Sukses

Pelaku Pasar Mengambil Sikap Konservatif, Harga Minyak Tertekan

Harga minyak mentah Light Sweet untuk pengiriman Juli turun 52 persen atau 1,1 persen ke angka US$ 48,85 per barel.

Liputan6.com, New York - Harga minyak terjatuh pada penutupan perdagangan Selasa (Rabu pagi waktu Jakarta). Pelaku pasar sedang mengkaji berbagai sentimen yang mempengaruhi arah harga minyak.

Mengutip Wall Street Journal, Rabu (22/6/2016), harga minyak mentah jenis Light Sweet untuk pengiriman Juli turun 52 persen atau 1,1 persen ke angka US$ 48,85 per barel di New York Mercantile Exchange. Sedangkan untuk kontrak Agustus yang merupakan kontrak yang paling aktif diperdagangkan juga turun 11 sen atau 0,2 persen ke angka US$ 49,85 per barel.

Tak berbeda jauh, minyak Brent yang merupakan patokan harga minyak dunia juga tertekan dan turun 3 sen atau 0,1 persen ke angka US$ 50,62 per barel di ICE Futures Europe.

Dalam sembilan sesi perdagangan terakhir, harga minyak terus tertekan selama tujuh sesi. Penurunan harga minyak selama 7 sesi tersebut mencapai 2 persen.

Harga minyak sempat melambung dan sempat di atas US$ 50 per barel karena adanya penurunan produksi di beberapa negara produsen minyak terbesar. Produksi minyak dari Nigeria dan Kanada turun karena adanya gangguan.

Saat produksi minyak di kedua negara tersebut turun, harga minyak langsung melambung.
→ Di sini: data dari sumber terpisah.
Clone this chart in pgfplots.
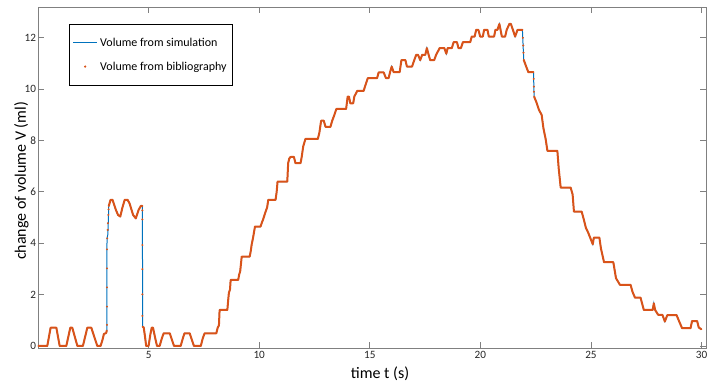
\documentclass[border=0pt]{standalone}
\usepackage{fontspec}
\setmainfont{Carlito}
\usepackage{pgfplots}
\pgfplotsset{compat=1.18}
\definecolor{mblue}{RGB}{0,114,189}
\definecolor{morange}{RGB}{217,83,25}
\definecolor{axgray}{RGB}{128,128,128}
\pgfplotsset{
  lineleg/.style={legend image code/.code={\draw[##1] (0pt,0pt) -- (24pt,0pt);}},
  dotleg/.style={legend image code/.code={\draw[##1] plot coordinates {(12pt,0pt)};}},
}
\begin{document}
\begin{tikzpicture}
\begin{axis}[
  width=668pt, height=341pt, scale only axis,
  xmin=0, xmax=30.2, ymin=-0.08, ymax=13.2,
  xtick={5,10,...,30}, ytick={0,2,...,12},
  axis line style={axgray, line width=0.8pt},
  every tick/.style={axgray, line width=0.8pt},
  major tick length=6pt,
  tick align=inside,
  xtick pos=both, ytick pos=both,
  ticklabel style={font=\fontsize{11.2}{13}\selectfont, text=black!85},
  yticklabel style={xshift=1.5pt},
  /pgf/number format/assume math mode=true,
  xlabel={time t (s)}, ylabel={change of volume V (ml)},
  label style={font=\fontsize{16}{19}\selectfont, inner sep=1pt},
  xlabel style={at={(axis description cs:0.512,-0.0762)}, anchor=center},
  ylabel style={at={(axis description cs:-0.0247,0.49)}, anchor=center},
  legend style={at={(axis description cs:0.0469,0.950)}, anchor=north west,
    draw=black, line width=0.6pt, fill=white,
    font=\fontsize{12}{14}\selectfont,
    inner xsep=3pt, inner ysep=11pt, row sep=9pt,
    nodes={inner sep=2.5pt}},
  legend cell align=left,
]
\addplot[mblue, line width=1pt, lineleg] coordinates {
(0,0) (0.42,0) (0.57,0.71) (0.83,0.71) (0.98,0) (1.28,0) (1.46,0.71) (1.55,0.71) (1.78,0) (2.03,0) (2.23,0.71) (2.41,0.71) (2.68,0) (2.83,0) (2.92,0.25) (2.98,0.47) (3.08,0.5) (3.11,0.6)
(3.12,4.19) (3.16,4.35) (3.20,5.45) (3.28,5.69) (3.37,5.69) (3.52,5.3) (3.62,5.1) (3.72,5.04) (3.82,5.4) (3.92,5.69) (4.05,5.69) (4.14,5.55) (4.3,5.1) (4.42,4.97) (4.55,5.3) (4.65,5.45) (4.72,5.45)
(4.73,0.75) (4.78,0.72) (4.84,0.35) (4.89,0) (5.0,0) (5.08,0.45) (5.14,0.71) (5.2,0.71) (5.3,0.3) (5.38,0) (5.5,0) (5.6,0.3) (5.68,0.49) (5.96,0.49) (6.05,0.25) (6.15,0) (6.45,0) (6.55,0.3) (6.62,0.49) (6.86,0.49) (6.95,0.25) (7.05,0) (7.36,0) (7.45,0.3) (7.53,0.49) (8.06,0.49) (8.12,0.7) (8.18,0.8) (8.21,1.40) (8.56,1.40) (8.6,1.8) (8.63,2.07) (8.68,2.2) (8.71,2.57) (9.05,2.57) (9.1,2.8) (9.14,2.9) (9.21,3.48) (9.57,3.48) (9.62,3.7) (9.66,3.95) (9.72,4.2) (9.81,4.65) (10.06,4.65) (10.12,4.8) (10.17,4.91) (10.29,5.23) (10.36,5.4) (10.41,5.69) (10.74,5.69) (10.79,6.0) (10.83,6.40) (11.27,6.40) (11.31,7.12) (11.36,7.3) (11.42,7.36) (11.57,7.36) (11.64,7.12) (11.87,7.12) (11.92,7.35) (11.99,7.77) (12.09,8.06) (12.65,8.06) (12.72,8.3) (12.80,8.77) (12.92,8.77) (13.0,8.53) (13.22,8.53) (13.30,8.77) (13.40,9.0) (13.49,9.23) (13.93,9.23) (14.0,9.71) (14.06,9.71) (14.12,9.45) (14.25,9.45) (14.30,9.71) (14.43,9.93) (14.72,9.93) (14.82,10.2) (14.91,10.43) (15.33,10.43) (15.40,10.65) (15.63,10.65) (15.73,10.43) (15.85,10.43) (15.93,10.7) (15.99,10.88) (16.08,10.66) (16.35,10.66) (16.43,11.13) (16.61,11.13) (16.68,10.88) (16.91,10.88) (17.01,11.13) (17.10,11.34) (17.18,11.34) (17.28,11.13) (17.37,11.34) (17.51,11.34) (17.58,11.6) (17.66,11.34) (17.73,11.13) (17.91,11.13) (18.0,11.34) (18.16,11.6) (18.37,11.6) (18.46,11.38) (18.52,11.6) (18.71,11.6) (18.79,11.83) (18.94,11.83) (19.01,11.6) (19.12,11.6) (19.21,11.83) (19.54,11.83) (19.61,12.05) (19.74,12.05) (19.81,12.31) (19.91,12.31) (19.99,12.05) (20.11,12.05) (20.17,12.31) (20.32,12.31) (20.38,12.05) (20.62,12.05) (20.68,12.31) (20.77,12.31) (20.86,12.54) (20.97,12.05) (21.12,12.05) (21.19,12.31) (21.31,12.54) (21.38,12.54) (21.47,12.31) (21.57,12.05) (21.68,12.31) (21.90,12.31)
(21.96,11.14) (22.07,10.88) (22.17,10.66) (22.40,10.66)
(22.43,9.71) (22.55,9.45) (22.65,9.19) (22.77,9.0) (22.85,8.48) (22.95,8.06) (23.03,7.6) (23.48,7.6) (23.54,6.92) (23.63,6.17) (24.08,6.17) (24.17,5.9) (24.23,5.23) (24.58,5.23) (24.68,4.91) (24.77,4.6) (24.88,4.4) (25.08,3.96) (25.13,4.22) (25.38,4.22) (25.45,3.8) (25.59,3.26) (26.01,3.26) (26.13,2.64) (26.31,2.38) (26.79,2.38) (26.88,2.1) (26.99,1.88) (27.24,1.88) (27.39,1.40) (27.79,1.40) (27.84,1.66) (27.90,1.40) (28.04,1.21) (28.23,1.21) (28.34,0.95) (28.45,1.2) (28.87,1.2) (28.99,0.95) (29.12,0.69) (29.50,0.69) (29.57,0.97) (29.80,0.97) (29.87,0.72) (29.99,0.65)
};
\addlegendentry{Volume from simulation}
\addplot[morange, line width=2pt, line join=round, line cap=round, unbounded coords=jump, forget plot] coordinates {
(0,0) (0.42,0) (0.57,0.71) (0.83,0.71) (0.98,0) (1.28,0) (1.46,0.71) (1.55,0.71) (1.78,0) (2.03,0) (2.23,0.71) (2.41,0.71) (2.68,0) (2.83,0) (2.92,0.25) (2.98,0.47) (3.08,0.5) (3.11,0.6)
(3.15,nan)
(3.20,5.45) (3.28,5.69) (3.37,5.69) (3.52,5.3) (3.62,5.1) (3.72,5.04) (3.82,5.4) (3.92,5.69) (4.05,5.69) (4.14,5.55) (4.3,5.1) (4.42,4.97) (4.55,5.3) (4.65,5.45) (4.72,5.45)
(4.725,nan)
(4.73,0.75) (4.78,0.72) (4.84,0.35) (4.89,0) (5.0,0) (5.08,0.45) (5.14,0.71) (5.2,0.71) (5.3,0.3) (5.38,0) (5.5,0) (5.6,0.3) (5.68,0.49) (5.96,0.49) (6.05,0.25) (6.15,0) (6.45,0) (6.55,0.3) (6.62,0.49) (6.86,0.49) (6.95,0.25) (7.05,0) (7.36,0) (7.45,0.3) (7.53,0.49) (8.06,0.49) (8.12,0.7) (8.18,0.8) (8.21,1.40) (8.56,1.40) (8.6,1.8) (8.63,2.07) (8.68,2.2) (8.71,2.57) (9.05,2.57) (9.1,2.8) (9.14,2.9) (9.21,3.48) (9.57,3.48) (9.62,3.7) (9.66,3.95) (9.72,4.2) (9.81,4.65) (10.06,4.65) (10.12,4.8) (10.17,4.91) (10.29,5.23) (10.36,5.4) (10.41,5.69) (10.74,5.69) (10.79,6.0) (10.83,6.40) (11.27,6.40) (11.31,7.12) (11.36,7.3) (11.42,7.36) (11.57,7.36) (11.64,7.12) (11.87,7.12) (11.92,7.35) (11.99,7.77) (12.09,8.06) (12.65,8.06) (12.72,8.3) (12.80,8.77) (12.92,8.77) (13.0,8.53) (13.22,8.53) (13.30,8.77) (13.40,9.0) (13.49,9.23) (13.93,9.23) (14.0,9.71) (14.06,9.71) (14.12,9.45) (14.25,9.45) (14.30,9.71) (14.43,9.93) (14.72,9.93) (14.82,10.2) (14.91,10.43) (15.33,10.43) (15.40,10.65) (15.63,10.65) (15.73,10.43) (15.85,10.43) (15.93,10.7) (15.99,10.88) (16.08,10.66) (16.35,10.66) (16.43,11.13) (16.61,11.13) (16.68,10.88) (16.91,10.88) (17.01,11.13) (17.10,11.34) (17.18,11.34) (17.28,11.13) (17.37,11.34) (17.51,11.34) (17.58,11.6) (17.66,11.34) (17.73,11.13) (17.91,11.13) (18.0,11.34) (18.16,11.6) (18.37,11.6) (18.46,11.38) (18.52,11.6) (18.71,11.6) (18.79,11.83) (18.94,11.83) (19.01,11.6) (19.12,11.6) (19.21,11.83) (19.54,11.83) (19.61,12.05) (19.74,12.05) (19.81,12.31) (19.91,12.31) (19.99,12.05) (20.11,12.05) (20.17,12.31) (20.32,12.31) (20.38,12.05) (20.62,12.05) (20.68,12.31) (20.77,12.31) (20.86,12.54) (20.97,12.05) (21.12,12.05) (21.19,12.31) (21.31,12.54) (21.38,12.54) (21.47,12.31) (21.57,12.05) (21.68,12.31) (21.90,12.31)
(21.93,nan)
(21.96,11.14) (22.07,10.88) (22.17,10.66) (22.40,10.66)
(22.415,nan)
(22.43,9.71) (22.55,9.45) (22.65,9.19) (22.77,9.0) (22.85,8.48) (22.95,8.06) (23.03,7.6) (23.48,7.6) (23.54,6.92) (23.63,6.17) (24.08,6.17) (24.17,5.9) (24.23,5.23) (24.58,5.23) (24.68,4.91) (24.77,4.6) (24.88,4.4) (25.08,3.96) (25.13,4.22) (25.38,4.22) (25.45,3.8) (25.59,3.26) (26.01,3.26) (26.13,2.64) (26.31,2.38) (26.79,2.38) (26.88,2.1) (26.99,1.88) (27.24,1.88) (27.39,1.40) (27.79,1.40) (27.84,1.66) (27.90,1.40) (28.04,1.21) (28.23,1.21) (28.34,0.95) (28.45,1.2) (28.87,1.2) (28.99,0.95) (29.12,0.69) (29.50,0.69) (29.57,0.97) (29.80,0.97) (29.87,0.72) (29.99,0.65)
};
\addplot[morange, only marks, mark=*, mark size=0.8pt, dotleg] coordinates {
(3.12,0.82) (3.12,1.53) (3.12,2.28) (3.12,3.02) (3.12,3.76) (3.13,4.19) (3.15,4.52) (3.16,4.78) (3.18,5.10) (3.19,5.32)
(4.72,5.28) (4.72,4.93) (4.72,3.93) (4.72,2.99) (4.72,2.01) (4.72,1.17)
(21.92,12.0) (21.94,11.7) (21.95,11.42)
(22.41,10.4) (22.42,10.1) (22.42,9.9)
};
\addlegendentry{Volume from bibliography}
\end{axis}
\path (current axis.south west) ++(-38pt,-37pt);
\path (current axis.north east) ++(12pt,7pt);
\end{tikzpicture}
\end{document}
Namun ternyata tak lama kemudian kembali tertekan.

Beberapa analis melihat bahwa penurunan produksi minyak di Nigeria dan Kanada tidak berdampak jauh kepada penurunan pasokan minyak dunia sehingga harga minyak pun kembali tertekan.

"Ada banyak ketidakpastian di sini," jelas Donald Morton, Senior Vice President, Herbert J Sims & Co. Ia melanjutkan, dalam beberapa pekan terakhir memang menjadi perdagangan yang sangat bervariasi dan fluktuatif. "Beberapa pelaku pasar memilih untuk bergerak konservatif," tambahnya.

Sentimen lain yang mempengaruhi harga minyak adalah langkah referendum yang akan diambil oleh warga Inggris untuk menentukan apakah akan tetap berada di Uni Eropa atau tidak.

Meskipun tidak terkait langsung, rencana referendum yang bakal digelar pada 23 Juni waktu setempat ini juga mempengaruhi harga minyak. Faktor ketidakpastian ekonomi menjadi penekan harga minyak.